EV ARKADAŞI ALANLAR, EVLİLİĞİNİ HIZLANDIRANLAR, ÖZEL ODASI OLMADAN YAŞAYAN MEMURLAR...
Memurların tek temel ihtiyacının artık barınma üzerinden şekillendiğini, insanların geleceğini değil bugününü kurtarma derdinde olduğunu ifade eden Işık, yanında çalışan memur arkadaşlarının ekonomik darboğaz içinde aradıkları çıkış yollarını şu sözlerle anlattı:
“30 yıldır memur olan bir arkadaşımız ev sahibi kirayı 7 bin 500 lira yapınca yanına ev arkadaşı almak zorunda kaldı. Başka bir arkadaşımız barınamadığı için evliliğini hızlandıracak. Bir diğeri ailesini memleketine gönderdi, bekâr evinde yaşıyor.
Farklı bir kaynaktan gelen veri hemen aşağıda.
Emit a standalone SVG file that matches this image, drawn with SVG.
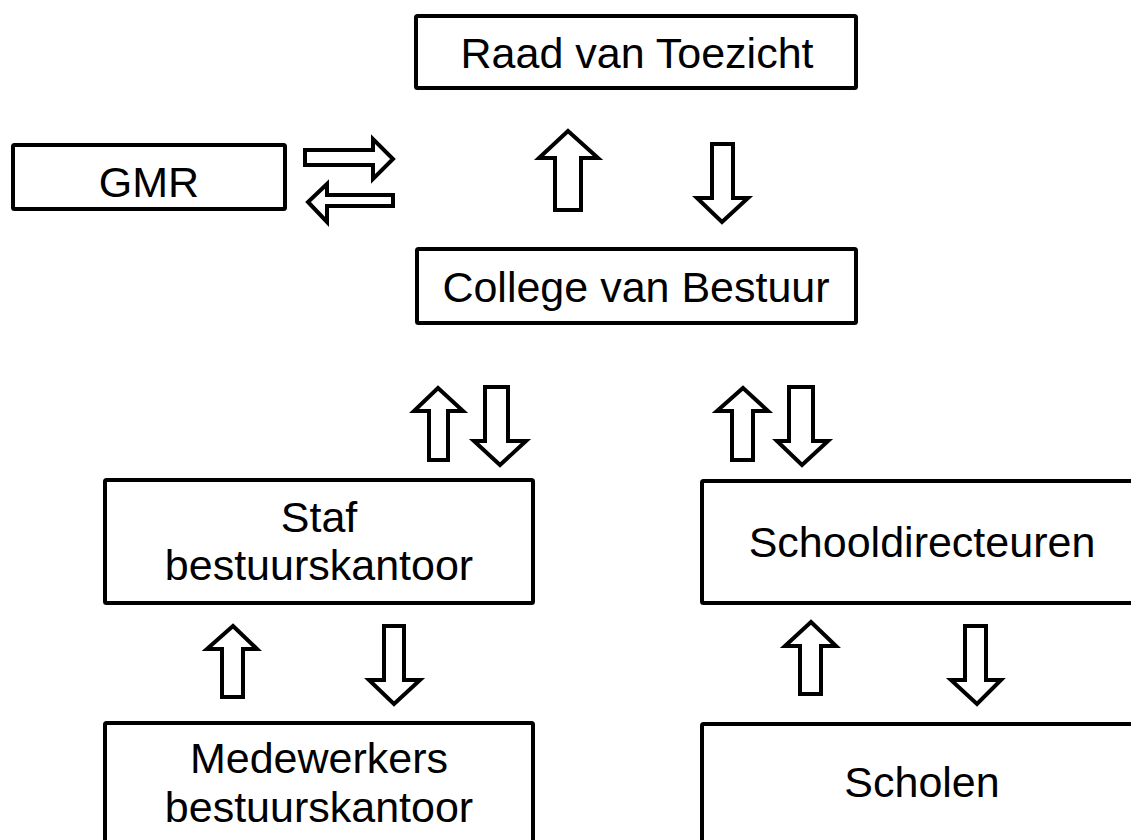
<svg xmlns="http://www.w3.org/2000/svg" width="1131" height="840" viewBox="0 0 1131 840">
<style>
.box{fill:#fff;stroke:#000;stroke-width:4;stroke-linejoin:round}
.arr{fill:#fff;stroke:#000;stroke-width:4;stroke-linejoin:miter}
.t{font-family:"Liberation Sans",Arial,sans-serif;font-size:43px;fill:#000;text-anchor:middle}
</style>
<rect width="1131" height="840" fill="#fff"/>
<g id="raad"><rect class="box" x="416" y="16" width="440" height="72" rx="1.5"/><text class="t" x="637" y="68">Raad van Toezicht</text></g>
<g id="gmr"><rect class="box" x="13" y="145" width="272" height="64" rx="1.5"/><text class="t" x="149" y="197">GMR</text></g>
<g id="cvb"><rect class="box" x="417" y="249" width="439" height="74" rx="1.5"/><text class="t" x="636" y="302">College van Bestuur</text></g>
<g id="staf"><rect class="box" x="105" y="480" width="428" height="123" rx="1.5"/><text class="t" x="319" y="532">Staf</text><text class="t" x="319" y="580">bestuurskantoor</text></g>
<g id="medewerkers"><rect class="box" x="105" y="723" width="428" height="130" rx="1.5"/><text class="t" x="319" y="773">Medewerkers</text><text class="t" x="319" y="822">bestuurskantoor</text></g>
<g id="schooldirecteuren"><rect class="box" x="702" y="481" width="440" height="122" rx="1.5"/><text class="t" x="922" y="557">Schooldirecteuren</text></g>
<g id="scholen"><rect class="box" x="702" y="724" width="440" height="130" rx="1.5"/><text class="t" x="922" y="797">Scholen</text></g>
<g id="connectors">
<polygon class="arr" points="305,150 373,150 373,139 393,159 373,179 373,165 305,165"/>
<polygon class="arr" points="393,195 327,195 327,184 308,202 327,222 327,206 393,206"/>
<polygon class="arr" points="568,131 598,158 581,158 581,210 555,210 555,158 539,158"/>
<polygon class="arr" points="712,144 733,144 733,198 748,198 722,222 697,198 712,198"/>
<polygon class="arr" points="438,388 463,411 448,411 448,460 429,460 429,411 414,411"/>
<polygon class="arr" points="485,387 508,387 508,441 526,441 500,465 474,441 485,441"/>
<polygon class="arr" points="743,388 768,411 753,411 753,460 732,460 732,411 717,411"/>
<polygon class="arr" points="789,387 813,387 813,441 828,441 802,465 777,441 789,441"/>
<polygon class="arr" points="233,626 257,649 243,649 243,697 222,697 222,649 207,649"/>
<polygon class="arr" points="384,626 404,626 404,680 420,680 394,704 369,680 384,680"/>
<polygon class="arr" points="811,622 836,646 821,646 821,694 800,694 800,646 785,646"/>
<polygon class="arr" points="965,626 986,626 986,680 1001,680 977,704 951,680 965,680"/>
</g>
</svg>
Odası bile olmadan halasıyla yaşayan bir arkadaşımız ise her gün ağlayarak geliyor iş yerine. ‘Bu parayla karnımı mı doyurayım, buna mı katlanayım?’ diyor. Memurlar artık bir köleden farksız yaşıyor.”
Not: Görüşlerine başvurduğumuz kamu emekçilerinin isimleri değiştirilmiştir.